WORK TO BE COMPLETED -
Go through the records below line by line. Count the lines with "that" and give the count alone.

━━━

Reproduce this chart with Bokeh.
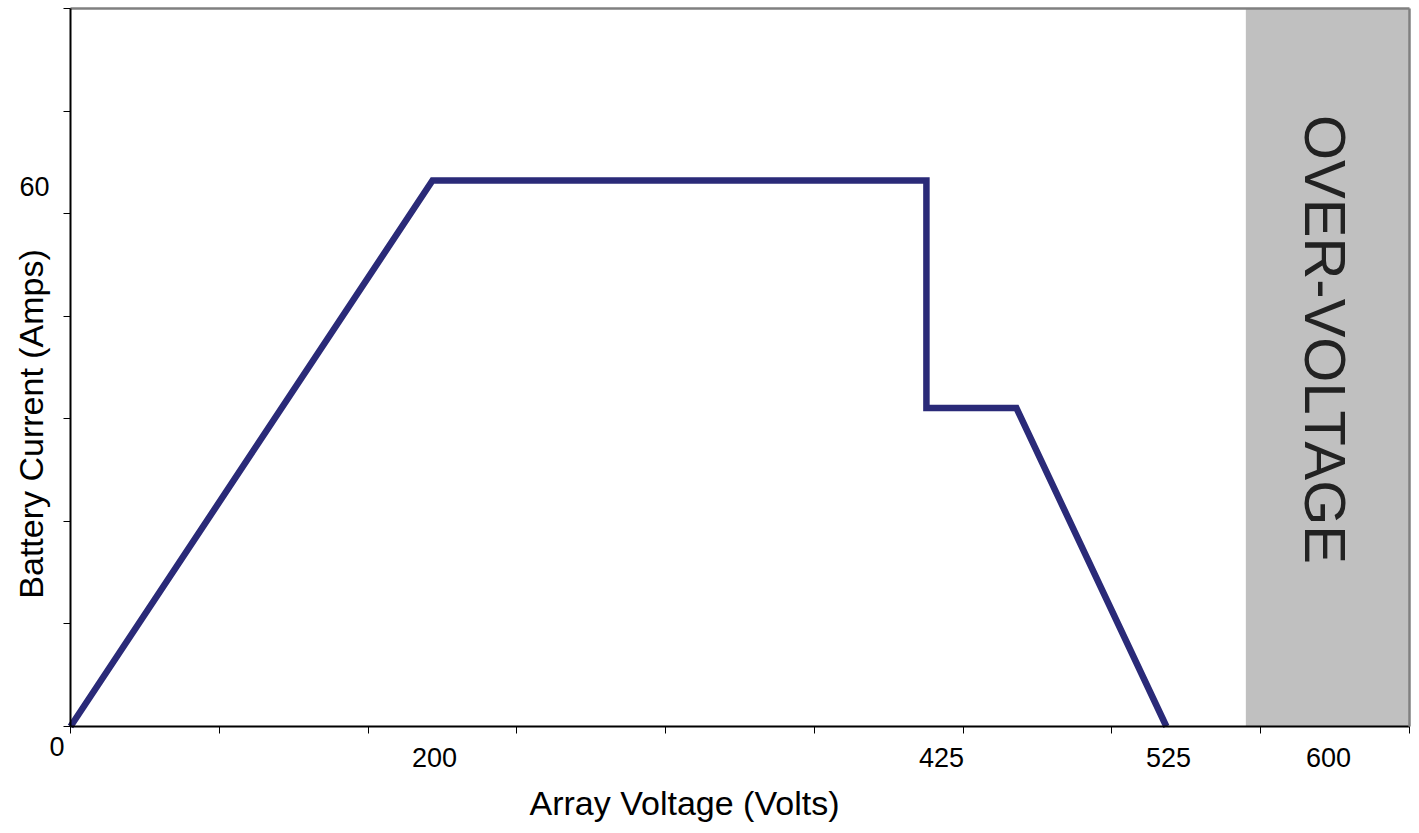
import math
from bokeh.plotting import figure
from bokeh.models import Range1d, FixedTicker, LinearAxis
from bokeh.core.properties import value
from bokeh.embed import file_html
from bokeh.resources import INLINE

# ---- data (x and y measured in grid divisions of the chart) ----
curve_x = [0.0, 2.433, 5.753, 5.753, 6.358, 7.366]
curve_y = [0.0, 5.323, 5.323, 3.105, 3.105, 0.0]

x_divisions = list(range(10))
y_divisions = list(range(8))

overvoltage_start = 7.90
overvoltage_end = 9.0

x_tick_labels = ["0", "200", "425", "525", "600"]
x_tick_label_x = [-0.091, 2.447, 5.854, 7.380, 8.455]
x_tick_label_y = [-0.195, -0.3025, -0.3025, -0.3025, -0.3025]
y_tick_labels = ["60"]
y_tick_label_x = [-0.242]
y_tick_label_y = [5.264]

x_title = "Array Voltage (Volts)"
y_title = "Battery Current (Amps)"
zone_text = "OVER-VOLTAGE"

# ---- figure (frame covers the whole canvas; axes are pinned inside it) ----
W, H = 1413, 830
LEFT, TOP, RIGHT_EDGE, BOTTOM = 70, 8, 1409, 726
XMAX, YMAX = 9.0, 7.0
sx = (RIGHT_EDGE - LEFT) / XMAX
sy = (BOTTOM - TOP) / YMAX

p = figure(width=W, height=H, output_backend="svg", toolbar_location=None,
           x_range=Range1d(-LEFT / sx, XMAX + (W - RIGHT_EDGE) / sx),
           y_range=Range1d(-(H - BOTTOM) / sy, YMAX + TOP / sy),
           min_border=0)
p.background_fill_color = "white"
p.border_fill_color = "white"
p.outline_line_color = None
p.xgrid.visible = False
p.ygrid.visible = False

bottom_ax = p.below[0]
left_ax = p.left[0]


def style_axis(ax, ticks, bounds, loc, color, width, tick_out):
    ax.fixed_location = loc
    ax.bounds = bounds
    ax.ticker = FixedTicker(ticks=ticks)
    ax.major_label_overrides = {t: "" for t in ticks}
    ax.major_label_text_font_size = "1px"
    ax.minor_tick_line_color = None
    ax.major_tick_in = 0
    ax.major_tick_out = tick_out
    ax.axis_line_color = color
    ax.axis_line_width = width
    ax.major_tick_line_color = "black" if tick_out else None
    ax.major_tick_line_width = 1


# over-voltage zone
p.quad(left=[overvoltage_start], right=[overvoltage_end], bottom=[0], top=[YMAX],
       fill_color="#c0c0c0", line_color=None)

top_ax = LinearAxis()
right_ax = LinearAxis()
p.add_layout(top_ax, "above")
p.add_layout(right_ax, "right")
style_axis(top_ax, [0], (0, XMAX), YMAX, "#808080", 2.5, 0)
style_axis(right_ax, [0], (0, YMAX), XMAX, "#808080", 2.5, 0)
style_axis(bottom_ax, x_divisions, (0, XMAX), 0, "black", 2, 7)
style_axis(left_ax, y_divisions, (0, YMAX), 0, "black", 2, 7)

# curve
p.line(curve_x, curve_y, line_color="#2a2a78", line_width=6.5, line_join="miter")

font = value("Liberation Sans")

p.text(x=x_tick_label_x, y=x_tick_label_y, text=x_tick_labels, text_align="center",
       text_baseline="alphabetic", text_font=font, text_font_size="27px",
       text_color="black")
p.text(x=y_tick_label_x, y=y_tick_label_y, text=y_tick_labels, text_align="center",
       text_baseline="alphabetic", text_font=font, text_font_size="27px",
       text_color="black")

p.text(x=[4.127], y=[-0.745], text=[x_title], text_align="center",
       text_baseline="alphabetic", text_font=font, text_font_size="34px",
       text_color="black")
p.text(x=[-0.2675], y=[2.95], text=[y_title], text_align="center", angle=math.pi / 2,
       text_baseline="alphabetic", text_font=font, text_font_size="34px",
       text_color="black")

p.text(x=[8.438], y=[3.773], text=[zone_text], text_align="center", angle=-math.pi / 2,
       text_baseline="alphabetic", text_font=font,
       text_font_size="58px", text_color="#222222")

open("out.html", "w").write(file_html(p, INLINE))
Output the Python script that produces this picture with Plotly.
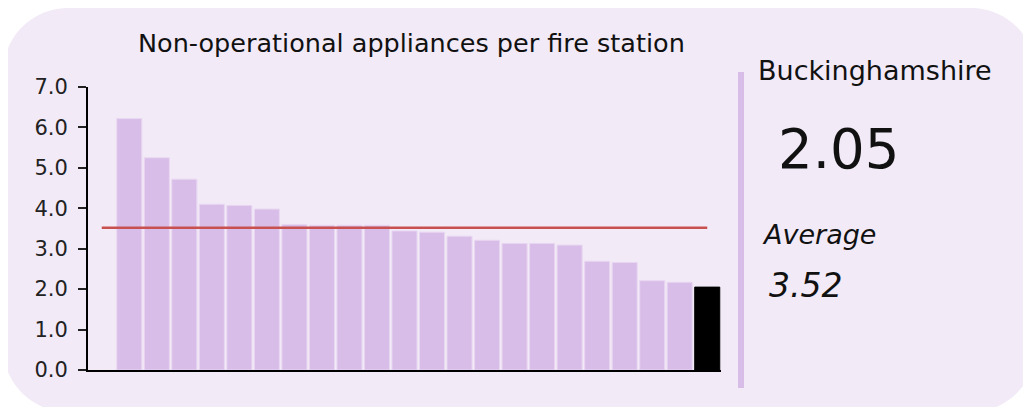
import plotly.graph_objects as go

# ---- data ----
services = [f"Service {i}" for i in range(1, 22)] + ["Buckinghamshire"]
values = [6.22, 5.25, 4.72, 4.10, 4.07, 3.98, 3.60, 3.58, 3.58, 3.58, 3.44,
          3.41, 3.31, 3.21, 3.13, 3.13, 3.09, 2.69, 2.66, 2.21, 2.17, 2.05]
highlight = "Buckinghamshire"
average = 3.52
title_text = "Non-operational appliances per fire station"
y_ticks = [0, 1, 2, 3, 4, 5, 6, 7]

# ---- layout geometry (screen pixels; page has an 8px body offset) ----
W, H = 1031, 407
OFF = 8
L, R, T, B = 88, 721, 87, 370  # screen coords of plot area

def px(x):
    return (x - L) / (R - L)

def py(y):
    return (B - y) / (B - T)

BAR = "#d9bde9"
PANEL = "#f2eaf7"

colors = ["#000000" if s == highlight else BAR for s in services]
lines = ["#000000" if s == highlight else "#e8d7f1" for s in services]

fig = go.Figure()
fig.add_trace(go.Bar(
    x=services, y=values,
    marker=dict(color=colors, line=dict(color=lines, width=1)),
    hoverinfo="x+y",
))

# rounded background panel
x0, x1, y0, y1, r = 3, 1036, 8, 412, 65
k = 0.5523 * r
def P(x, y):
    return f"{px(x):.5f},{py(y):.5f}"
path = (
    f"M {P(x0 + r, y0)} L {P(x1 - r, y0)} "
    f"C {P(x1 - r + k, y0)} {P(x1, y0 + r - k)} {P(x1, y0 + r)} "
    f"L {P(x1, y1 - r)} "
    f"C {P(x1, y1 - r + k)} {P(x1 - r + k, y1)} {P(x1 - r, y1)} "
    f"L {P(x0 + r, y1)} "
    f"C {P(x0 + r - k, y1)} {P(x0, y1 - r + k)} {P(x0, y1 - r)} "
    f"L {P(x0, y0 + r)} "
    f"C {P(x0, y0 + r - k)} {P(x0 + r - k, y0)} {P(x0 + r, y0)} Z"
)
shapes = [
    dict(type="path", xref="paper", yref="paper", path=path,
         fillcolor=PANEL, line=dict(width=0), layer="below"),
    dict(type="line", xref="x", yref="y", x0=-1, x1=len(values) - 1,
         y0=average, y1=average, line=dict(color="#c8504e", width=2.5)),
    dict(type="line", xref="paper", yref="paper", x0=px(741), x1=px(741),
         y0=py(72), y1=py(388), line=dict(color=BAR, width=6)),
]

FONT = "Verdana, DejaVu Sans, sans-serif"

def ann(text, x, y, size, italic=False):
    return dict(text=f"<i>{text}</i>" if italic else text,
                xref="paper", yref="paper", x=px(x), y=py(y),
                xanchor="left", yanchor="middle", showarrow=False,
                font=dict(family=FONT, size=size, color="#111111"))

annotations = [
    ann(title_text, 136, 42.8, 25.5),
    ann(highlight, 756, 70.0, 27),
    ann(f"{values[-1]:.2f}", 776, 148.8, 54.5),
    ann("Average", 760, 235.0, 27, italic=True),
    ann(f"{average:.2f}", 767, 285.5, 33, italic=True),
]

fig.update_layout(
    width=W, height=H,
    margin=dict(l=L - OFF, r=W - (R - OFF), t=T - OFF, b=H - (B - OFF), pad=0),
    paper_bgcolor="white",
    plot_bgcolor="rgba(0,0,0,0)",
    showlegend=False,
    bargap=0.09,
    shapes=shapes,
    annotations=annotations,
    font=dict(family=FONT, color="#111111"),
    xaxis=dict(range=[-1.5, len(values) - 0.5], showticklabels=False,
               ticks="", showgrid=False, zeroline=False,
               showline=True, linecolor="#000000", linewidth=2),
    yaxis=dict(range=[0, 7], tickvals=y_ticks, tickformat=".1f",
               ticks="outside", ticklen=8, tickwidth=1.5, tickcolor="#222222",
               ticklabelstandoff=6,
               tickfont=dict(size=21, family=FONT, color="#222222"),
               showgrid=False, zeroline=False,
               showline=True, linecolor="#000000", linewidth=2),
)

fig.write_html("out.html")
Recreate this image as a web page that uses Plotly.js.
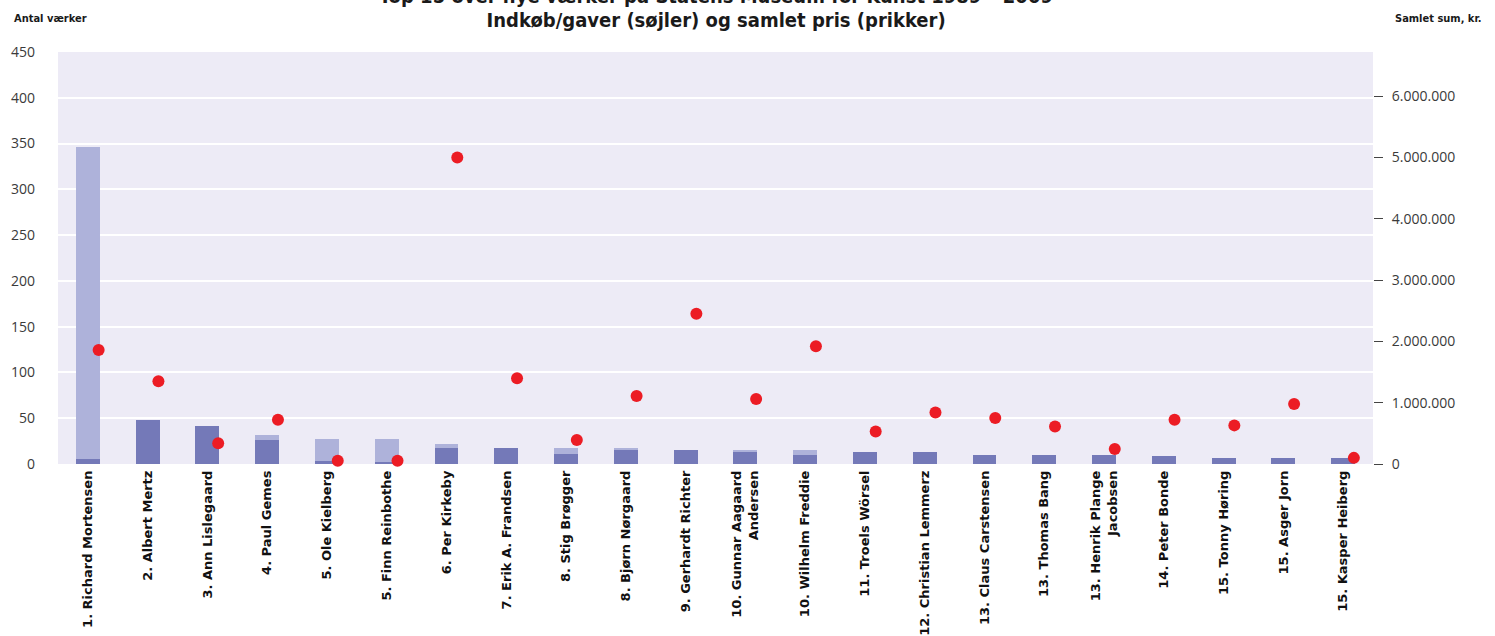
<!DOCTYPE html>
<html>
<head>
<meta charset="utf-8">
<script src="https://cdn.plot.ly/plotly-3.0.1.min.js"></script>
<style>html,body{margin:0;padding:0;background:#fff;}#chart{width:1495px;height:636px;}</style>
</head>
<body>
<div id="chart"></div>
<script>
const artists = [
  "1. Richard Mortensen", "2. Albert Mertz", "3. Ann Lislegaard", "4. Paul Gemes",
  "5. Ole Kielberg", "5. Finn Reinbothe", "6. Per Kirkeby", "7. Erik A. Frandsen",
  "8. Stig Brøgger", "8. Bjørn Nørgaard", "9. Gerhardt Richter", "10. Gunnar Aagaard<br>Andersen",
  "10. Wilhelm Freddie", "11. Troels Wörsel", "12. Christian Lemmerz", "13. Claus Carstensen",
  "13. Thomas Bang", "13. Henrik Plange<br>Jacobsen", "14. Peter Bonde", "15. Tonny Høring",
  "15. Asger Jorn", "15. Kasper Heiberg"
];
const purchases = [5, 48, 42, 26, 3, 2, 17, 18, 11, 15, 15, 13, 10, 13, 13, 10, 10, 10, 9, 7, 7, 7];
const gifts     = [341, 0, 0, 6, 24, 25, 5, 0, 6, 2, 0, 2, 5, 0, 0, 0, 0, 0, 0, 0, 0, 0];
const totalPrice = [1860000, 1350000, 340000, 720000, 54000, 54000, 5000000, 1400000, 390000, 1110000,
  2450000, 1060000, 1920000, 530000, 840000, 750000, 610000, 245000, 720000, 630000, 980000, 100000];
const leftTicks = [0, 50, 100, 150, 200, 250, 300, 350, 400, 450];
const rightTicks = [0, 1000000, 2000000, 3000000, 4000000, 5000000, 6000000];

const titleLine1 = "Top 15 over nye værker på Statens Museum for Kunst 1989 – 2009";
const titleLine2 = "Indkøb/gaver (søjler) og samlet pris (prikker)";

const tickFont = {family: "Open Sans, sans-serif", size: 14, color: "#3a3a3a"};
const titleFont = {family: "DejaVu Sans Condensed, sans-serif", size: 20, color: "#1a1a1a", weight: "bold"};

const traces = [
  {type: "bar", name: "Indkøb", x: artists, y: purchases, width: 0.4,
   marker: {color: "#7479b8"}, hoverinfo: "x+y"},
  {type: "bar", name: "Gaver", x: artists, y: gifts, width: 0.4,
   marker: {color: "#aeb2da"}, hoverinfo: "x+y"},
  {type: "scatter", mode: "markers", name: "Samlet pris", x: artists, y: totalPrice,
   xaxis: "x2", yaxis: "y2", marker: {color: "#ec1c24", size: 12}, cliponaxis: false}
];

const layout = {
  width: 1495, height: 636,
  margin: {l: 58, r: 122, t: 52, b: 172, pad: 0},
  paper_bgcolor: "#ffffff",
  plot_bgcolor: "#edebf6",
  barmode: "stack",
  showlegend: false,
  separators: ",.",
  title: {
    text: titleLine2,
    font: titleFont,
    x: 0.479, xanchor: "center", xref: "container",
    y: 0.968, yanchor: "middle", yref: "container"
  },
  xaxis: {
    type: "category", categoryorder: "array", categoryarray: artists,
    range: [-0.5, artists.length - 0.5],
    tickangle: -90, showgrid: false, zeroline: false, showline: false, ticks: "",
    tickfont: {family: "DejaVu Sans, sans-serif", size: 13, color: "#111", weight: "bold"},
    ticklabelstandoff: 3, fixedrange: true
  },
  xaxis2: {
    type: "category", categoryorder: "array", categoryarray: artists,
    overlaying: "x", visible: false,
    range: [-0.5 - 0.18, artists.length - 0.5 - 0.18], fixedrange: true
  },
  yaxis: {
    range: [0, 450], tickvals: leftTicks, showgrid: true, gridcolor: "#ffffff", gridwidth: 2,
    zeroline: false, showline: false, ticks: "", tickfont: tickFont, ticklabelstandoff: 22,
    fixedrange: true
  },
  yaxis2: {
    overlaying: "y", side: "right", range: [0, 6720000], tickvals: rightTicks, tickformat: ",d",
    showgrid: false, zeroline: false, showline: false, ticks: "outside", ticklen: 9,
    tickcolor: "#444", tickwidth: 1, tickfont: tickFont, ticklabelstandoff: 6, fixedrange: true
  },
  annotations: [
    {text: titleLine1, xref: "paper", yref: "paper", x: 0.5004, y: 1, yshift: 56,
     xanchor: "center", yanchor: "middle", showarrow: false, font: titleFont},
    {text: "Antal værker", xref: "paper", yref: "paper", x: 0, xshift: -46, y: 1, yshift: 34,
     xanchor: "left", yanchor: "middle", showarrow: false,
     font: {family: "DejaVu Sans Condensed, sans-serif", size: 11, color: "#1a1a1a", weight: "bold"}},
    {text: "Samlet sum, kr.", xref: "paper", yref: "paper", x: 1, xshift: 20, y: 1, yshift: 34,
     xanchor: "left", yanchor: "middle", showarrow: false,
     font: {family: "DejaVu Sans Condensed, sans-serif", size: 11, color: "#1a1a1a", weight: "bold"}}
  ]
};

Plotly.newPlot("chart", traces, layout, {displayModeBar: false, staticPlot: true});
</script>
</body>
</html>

━━━

REPLY TO THE EXERCISE -
2